Bad Ethics, Bad Products

March 22, 2023

AI bots make stuff up. This is not new; in fact, it’s so commonplace that people aren’t even phased by it. Rather than question the value of the bullshit robot, we’ve started to doubt the existence of non-bullshit.

Unfortunately, this problem isn’t going away. And while there’s a weird consumer religion out there that machine learning products somehow fix themselves (“sure, it’s bad now, but every mistake is just the model getting better!”), that’s not going to happen when bots learn from the internet and the internet is increasingly just content from robots that learned how to write content by reading the same internet.

The snake-head is already eating the snake on the opposite side, man. We’re here.

Sometimes the product IS the ethics

Generative AI skeptics have been pretty clear that there’s an alarming correlation between ethics teams being dissolved and tons of new generative products coming to market. You don’t have to be a conspiracy theorist to see that obviously the ethical quandaries of bullshit robots and idea-smushing-together algorithms are significant, and that fully staffed ethics teams were probably putting a pretty high burden on getting stuff out the door.

Well, they’re largely gone now, so here come the products. They are very ambitious, and the main ethical effort made on most of them is to say “don’t use this for anything” somewhere in the terms of service. That’s pretty gross from a personal/moral/ethical standpoint, but in this particular case, it’s more than that. The ethical objections to this were partially about poisoning people’s minds with plausible fiction generated at scale with little effort. But some of them were also about destroying the content soul of the internet that these very products depend on to function.

We’ve blown right past that! Chatbot Tech is now a tourist beach resort that dumps its sewage directly into the ocean, and we’re barely out of the gate with this stuff.

This could have been good fine

If this was a serious product, to me, you’d reverse the stack here. Output tools are not that interesting, because the output isn’t particularly good. At best, it’s fine and extremely cheap. But the input — that’s the good stuff. That’s how you’d deal with things like misinformation, “hallucinations”, and things like that. I don’t want tools to generate output that’s been trained on a bunch of garbage. If something is going to feign understanding, at least feign the understanding I want and don’t start mansplaining to me about things I know you don’t know.

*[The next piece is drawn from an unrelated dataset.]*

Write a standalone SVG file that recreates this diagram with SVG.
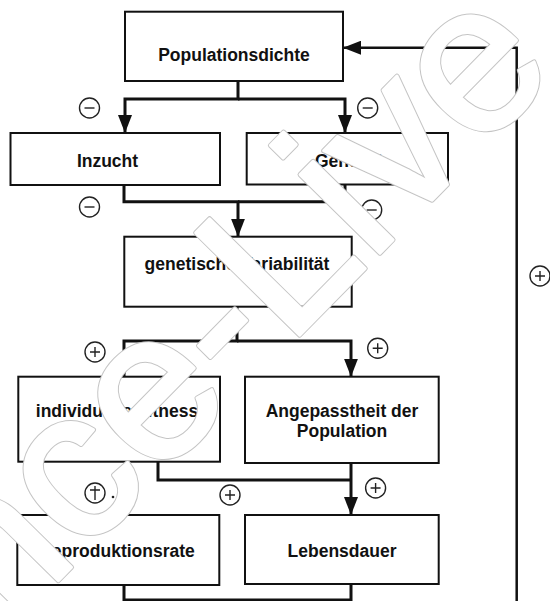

But my guess has always been that LLMs need that first “L” to be so large that restricting the dataset to trusted info was always going to be a problem. That you could theoretically do it, and that you can probably do it today with some tools, but that either (a) with a smaller, more restrictive data set you can’t actually generate anything as human-ish as what the general purpose chatbots are barfing up and delighting everyone with, or (b) to work at all it would still need to reference other training, and there’s no viable way to say “look at this data to learn English, and this data to learn facts”, because there are no facts, we’re just spitting out tokens here.

Seriously, I’m guessing on this. I’m not a linguist OR an ML engineer (clearly), but I do know how people bring products to market when they want to make money, and one clear sign that something is impossible to do well is when the guy winning the race concedes a necessary portion of his/her market to a “network of partners” or developers and says “you guys figure this out, we’re just here to support you”. Best case scenario, you get the iOS App Store (which is still hell for a lot of developers, but we did get a lot of great apps along with limitless terrible ones). Worst case, you get Salesforce, where the last mile is a death march you pay a consultant $5,000 an hour to slog through with you and literally no one is happy, ever.

Ethically, owning the model should suck, because the model is what makes everything terrible. Unless, that is, you can convince everyone that (a) the model is a child so it both can’t be controlled AND you should feel bad about yelling at it, or (b) it’s actually the apps ON the model that need to take responsibility, even if that is impossible, or more likely, just not important to said app-makers.

I think this is where OpenAI and the likes are headed. They can’t control this, and that’s fine right now because they don’t need to. The magical, self-healing lie non-experts like me tell ourselves about ML will buy them plenty of time, and by the time we realize this will always be bad OpenAI will have shifted to “we enable the developers” and “tools are tools, they can be used for good or evil and we think everyone should use them for good” with absolutely no blame-able hand on the steering wheel.

Plus, all the current execs and employees will leave and sit around being rich and blaming 2028’s management team for losing the “mission” of the company.